** Exercise instructions **
Here are some records; copy every line that holds the word "matplotlib".

** Provided data **

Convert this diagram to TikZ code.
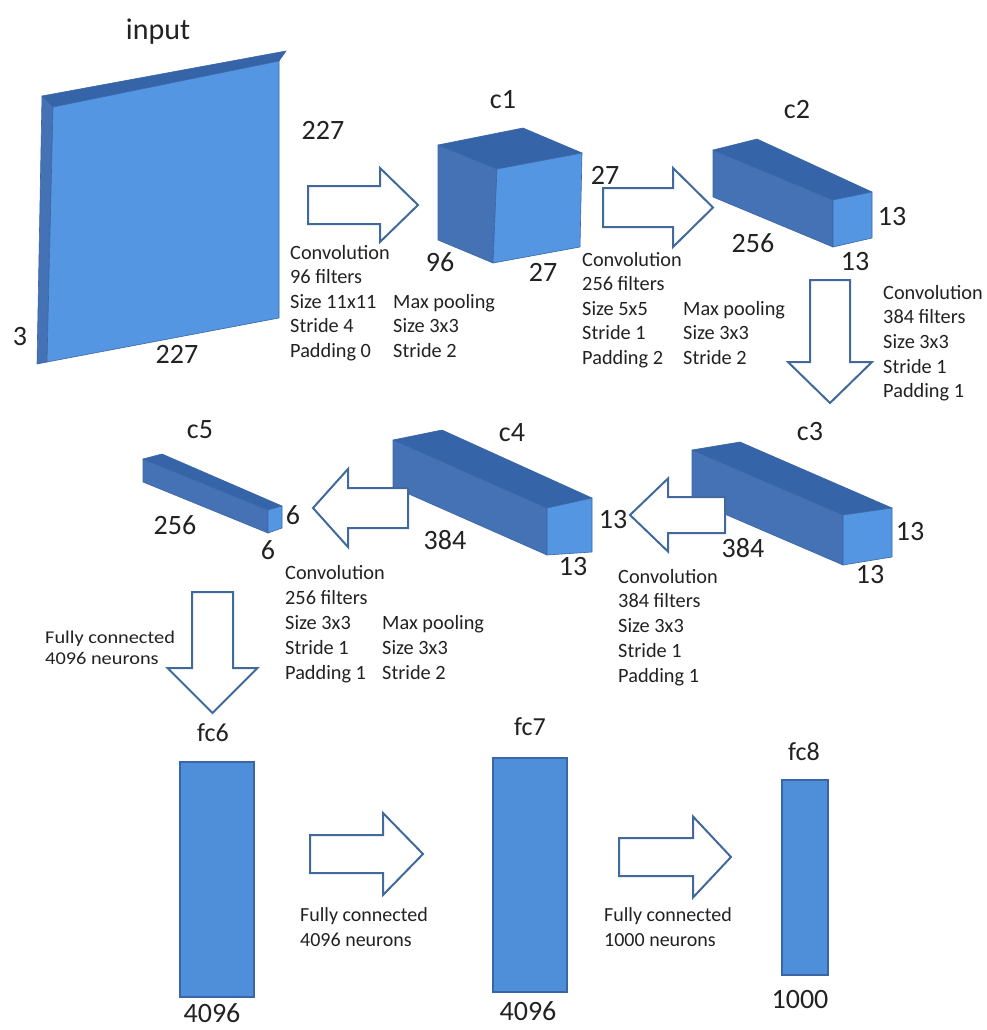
\documentclass[tikz,border=0pt]{standalone}
\usepackage{fontspec}
\setmainfont{Carlito}
\definecolor{topc}{HTML}{3564A8}
\definecolor{sidec}{HTML}{4572B4}
\definecolor{frontc}{HTML}{5596E2}
\definecolor{edgec}{HTML}{3A66A6}
\definecolor{arrc}{HTML}{41699C}
\definecolor{fcc}{HTML}{4F8FDA}
\definecolor{txtc}{HTML}{222222}
\newcommand\RArrow[6]{% tail x, head-base x, tip x, centre y, shaft half, head half
  \draw[blk] ({#1},{#4-#5}) -- ({#2},{#4-#5}) -- ({#2},{#4-#6}) -- ({#3},{#4})
    -- ({#2},{#4+#6}) -- ({#2},{#4+#5}) -- ({#1},{#4+#5}) -- cycle;}
\newcommand\DArrow[6]{% centre x, top y, head-base y, tip y, shaft half, head half
  \draw[blk] ({#1-#5},{#2}) -- ({#1+#5},{#2}) -- ({#1+#5},{#3}) -- ({#1+#6},{#3})
    -- ({#1},{#4}) -- ({#1-#6},{#3}) -- ({#1-#5},{#3}) -- cycle;}
\newcommand\Cuboid[7]{% A B C D D' C' A'
  \draw[topf] (#1) -- (#2) -- (#3) -- (#4) -- cycle;
  \draw[sidef] (#1) -- (#4) -- (#5) -- (#7) -- cycle;
  \draw[frontf] (#4) -- (#3) -- (#6) -- (#5) -- cycle;}
\begin{document}
\begin{tikzpicture}[x=1pt,y=-1pt,
  lbl/.style={font=\fontsize{28}{30}\selectfont, text=txtc, inner sep=0},
  small/.style={font=\fontsize{20.3}{22}\selectfont, text=txtc, inner sep=0, anchor=base west},
  fctxt/.style={font=\fontsize{20}{22}\selectfont, text=txtc, inner sep=0, anchor=base west},
  blk/.style={draw=arrc, line width=2pt, fill=white, line join=miter},
  topf/.style={fill=topc, draw=edgec, line width=0.6pt, line join=round},
  sidef/.style={fill=sidec, draw=edgec, line width=0.6pt, line join=round},
  frontf/.style={fill=frontc, draw=edgec, line width=0.6pt, line join=round},
  fcbox/.style={fill=fcc, draw=edgec, line width=1.5pt}]
\useasboundingbox[fill=white] (0,0) rectangle (987,1030);

% ---------- input slab ----------
\draw[topf] (42,96) -- (286,51) -- (279,61) -- (53,107) -- cycle;
\draw[sidef] (42,96) -- (53,107) -- (47,362) -- (37,364) -- cycle;
\draw[frontf] (53,107) -- (279,61) -- (279,318) -- (47,362) -- cycle;
\node[lbl, font=\fontsize{30}{32}\selectfont] (tinput) at (158,32) {input};
\node[lbl] (in227a) at (323,130) {227};
\node[lbl] (in3) at (20,337) {3};
\node[lbl] (in227b) at (177,354) {227};

% ---------- c1 cube ----------
\draw[topf] (438,145) -- (523,128) -- (582,153) -- (497,169) -- cycle;
\draw[sidef] (438,145) -- (497,169) -- (493,263) -- (438,240) -- cycle;
\draw[frontf] (497,169) -- (582,153) -- (580,247) -- (493,263) -- cycle;
\node[lbl] (tc1) at (503,100) {c1};
\node[lbl] (c1a) at (440,262) {96};
\node[lbl] (c1b) at (543,272) {27};
\node[lbl] (c1c) at (605,175) {27};

% ---------- c2 ----------
\Cuboid{713,150}{757,139}{872,192}{833,200}{833,247}{872,238}{713,197}
\node[lbl] (tc2) at (797,110) {c2};
\node[lbl] (c2a) at (753,243) {256};
\node[lbl] (c2b) at (892,217) {13};
\node[lbl] (c2c) at (855,262) {13};

% ---------- c3 ----------
\Cuboid{692,450}{740,442}{892,508}{843,515}{843,565}{892,557}{692,500}
\node[lbl] (tc3) at (810,432) {c3};
\node[lbl] (c3a) at (910,532) {13};
\node[lbl] (c3b) at (870,575) {13};

% ---------- c4 ----------
\Cuboid{393,440}{442,430}{592,498}{547,508}{547,555}{592,552}{393,487}
\node[lbl] (tc4) at (512,433) {c4};
\node[lbl] (c4b) at (573,567) {13};

% ---------- c5 ----------
\Cuboid{143,459}{162,454}{282,506}{268,510}{268,533}{282,528}{143,482}
\node[lbl] (tc5) at (200,430) {c5};
\node[lbl] (c5a) at (175,525) {256};
\node[lbl] (c5b) at (293,515) {6};
\node[lbl] (c5c) at (268,550) {6};

% ---------- block arrows ----------
\RArrow{308}{380}{418}{205}{19}{37}
\RArrow{603}{673}{713}{207.5}{19.5}{39.5}
\DArrow{830}{280}{362}{403}{20}{42}
\RArrow{725}{668}{630}{515}{18}{36.5}
\RArrow{408}{348}{313}{508}{20}{39}
\DArrow{212.5}{592}{668}{713}{20.5}{45}
\RArrow{310}{383}{423}{854}{19}{41}
\RArrow{619}{693}{731}{857}{19}{40.5}

% labels drawn after arrows
\node[lbl] (c3c) at (743,548) {384};
\node[lbl] (c4a) at (445,540) {384};
\node[lbl] (c4c) at (613,520) {13};

% ---------- text blocks ----------
\foreach \t [count=\i from 0] in {Convolution,96 filters,Size 11x11,Stride 4,Padding 0}
  \node[small] (ta\i) at (290,{259+24.5*\i}) {\t};
\foreach \t [count=\i from 0] in {Max pooling,Size 3x3,Stride 2}
  \node[small] (pa\i) at (393,{308+24.5*\i}) {\t};
\foreach \t [count=\i from 0] in {Convolution,256 filters,Size 5x5,Stride 1,Padding 2}
  \node[small] (tb\i) at (582,{266+24.5*\i}) {\t};
\foreach \t [count=\i from 0] in {Max pooling,Size 3x3,Stride 2}
  \node[small] (pb\i) at (683,{315+24.5*\i}) {\t};
\foreach \t [count=\i from 0] in {Convolution,384 filters,Size 3x3,Stride 1,Padding 1}
  \node[small] (tc\i) at (883,{299+24.7*\i}) {\t};
\foreach \t [count=\i from 0] in {Convolution,384 filters,Size 3x3,Stride 1,Padding 1}
  \node[small] (td\i) at (618,{583+24.75*\i}) {\t};
\foreach \t [count=\i from 0] in {Convolution,256 filters,Size 3x3,Stride 1,Padding 1}
  \node[small] (te\i) at (285,{579+25*\i}) {\t};
\foreach \t [count=\i from 0] in {Max pooling,Size 3x3,Stride 2}
  \node[small] (pe\i) at (382,{629+25*\i}) {\t};

\node[fctxt, font=\fontsize{18}{20}\selectfont] (fa0) at (45,643) {\scalebox{1.13}[1]{Fully connected}};
\node[fctxt, font=\fontsize{18}{20}\selectfont] (fa1) at (45,664) {\scalebox{1.13}[1]{4096 neurons}};
\node[fctxt] (fb0) at (300,921) {Fully connected};
\node[fctxt] (fb1) at (300,946) {4096 neurons};
\node[fctxt] (fc0) at (604,921) {Fully connected};
\node[fctxt] (fc1) at (604,946) {1000 neurons};

% ---------- fully connected layers ----------
\draw[fcbox] (180,762) rectangle (254,997);
\draw[fcbox] (493,758) rectangle (567,992);
\draw[fcbox] (782,780) rectangle (828,975);
\node[lbl, font=\fontsize{26}{28}\selectfont] (tfc6) at (213,733) {fc6};
\node[lbl, font=\fontsize{26}{28}\selectfont] (tfc7) at (530,727) {fc7};
\node[lbl, font=\fontsize{26}{28}\selectfont] (tfc8) at (804,752) {fc8};
\node[lbl] (n6) at (212,1013) {4096};
\node[lbl] (n7) at (528,1011) {4096};
\node[lbl] (n8) at (800,999) {1000};
\end{tikzpicture}
\end{document}
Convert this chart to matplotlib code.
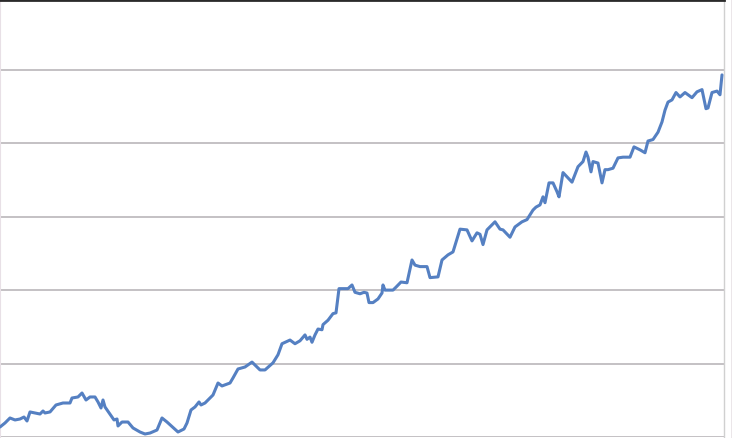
import matplotlib.pyplot as plt
from matplotlib.lines import Line2D

# time steps and values (grid lines every 10)
days = [0, 5, 10, 15, 20, 24, 27, 30, 35, 40, 43, 45, 50, 56, 63, 70, 72, 78, 82, 86,
        90, 95, 98, 101, 103, 105, 112, 114, 117, 118, 122, 128, 133, 140, 145, 150, 157, 162, 167, 178,
        184, 187, 191, 195, 199, 201, 205, 213, 218, 222, 230, 233, 238, 245, 252, 260, 265, 273, 278, 282,
        290, 295, 300, 305, 307, 310, 312, 315, 318, 322, 323, 328, 333, 336, 339, 342, 348, 352, 355, 360,
        364, 367, 369, 373, 378, 382, 383, 385, 393, 396, 401, 407, 412, 415, 420, 427, 430, 438, 442, 448,
        453, 460, 467, 472, 477, 480, 483, 487, 495, 500, 503, 510, 515, 522, 527, 533, 536, 540, 543, 545,
        549, 553, 557, 559, 563, 572, 578, 583, 586, 588, 591, 593, 598, 602, 605, 608, 613, 618, 623, 630,
        634, 640, 645, 648, 653, 658, 662, 665, 668, 672, 676, 680, 685, 692, 697, 702, 706, 708, 712, 717,
        720, 722]
values = [1.36, 1.91, 2.59, 2.32, 2.45, 2.72, 2.18, 3.41, 3.27, 3.13, 3.54, 3.27, 3.41, 4.36, 4.63, 4.63, 5.31, 5.45, 5.99, 5.04,
          5.45, 5.45, 4.77, 3.95, 5.04, 4.09, 2.72, 2.32, 2.45, 1.50, 2.04, 2.04, 1.23, 0.68, 0.41, 0.54, 0.95, 2.59, 2.04, 0.68,
          1.09, 1.91, 3.68, 4.09, 4.77, 4.36, 4.63, 5.72, 7.35, 6.95, 7.35, 8.04, 9.26, 9.53, 10.2, 9.13, 9.13, 10.1, 11.2, 12.7,
          13.2, 12.7, 13.1, 13.9, 13.3, 13.6, 12.9, 13.9, 14.7, 14.6, 15.3, 15.9, 16.8, 16.9, 20.2, 20.2, 20.2, 20.7, 19.7, 19.5,
          19.7, 19.6, 18.3, 18.3, 18.8, 19.6, 20.7, 20.0, 20.0, 20.4, 21.1, 21.0, 24.1, 23.4, 23.2, 23.2, 21.7, 21.8, 24.1, 24.8,
          25.2, 28.3, 28.2, 26.7, 27.8, 27.6, 26.2, 28.2, 29.3, 28.3, 28.2, 27.2, 28.6, 29.3, 29.6, 30.9, 31.3, 31.6, 32.7, 31.9,
          34.6, 34.6, 33.4, 32.7, 36.0, 34.7, 36.8, 37.5, 38.8, 38.1, 36.1, 37.5, 37.3, 34.6, 36.4, 36.4, 36.6, 38.0, 38.1, 38.1,
          39.5, 39.1, 38.7, 40.3, 40.5, 41.5, 42.9, 44.5, 45.6, 45.9, 46.9, 46.3, 46.9, 46.2, 47.0, 47.3, 44.7, 44.8, 46.9, 47.1,
          46.6, 49.3]
grid_levels = [0, 10, 20, 30, 40, 50]

fig = plt.figure(figsize=(7.32, 4.38), dpi=100)
fig.patch.set_facecolor('white')
ax = fig.add_axes([0, 1 / 438, 724 / 732, 437 / 438])

for lvl in grid_levels:
    ax.axhline(lvl, color='#bab6ba', linewidth=1.2, zorder=1)

ax.plot(days, values, color='#5580c2', linewidth=2.2, solid_joinstyle='round',
        solid_capstyle='round', zorder=3)

ax.set_xlim(0, 724)
ax.set_ylim(0, 59.5)
ax.set_xticks([])
ax.set_yticks([])

ax.spines['left'].set_color('#e8e0e6')
ax.spines['bottom'].set_visible(False)
ax.spines['top'].set_color('#2a2a2a')
ax.spines['top'].set_linewidth(2)
ax.spines['right'].set_color('#d0d0d0')
ax.spines['right'].set_linewidth(1)

# thin mauve edge on the far right of the frame
fig.add_artist(Line2D([731.5 / 732, 731.5 / 732], [0, 1], color='#9a8090', linewidth=1))

fig.savefig('out.png', dpi=100)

** Finished task **
Convert this chart to matplotlib code.
import matplotlib.pyplot as plt
from matplotlib.lines import Line2D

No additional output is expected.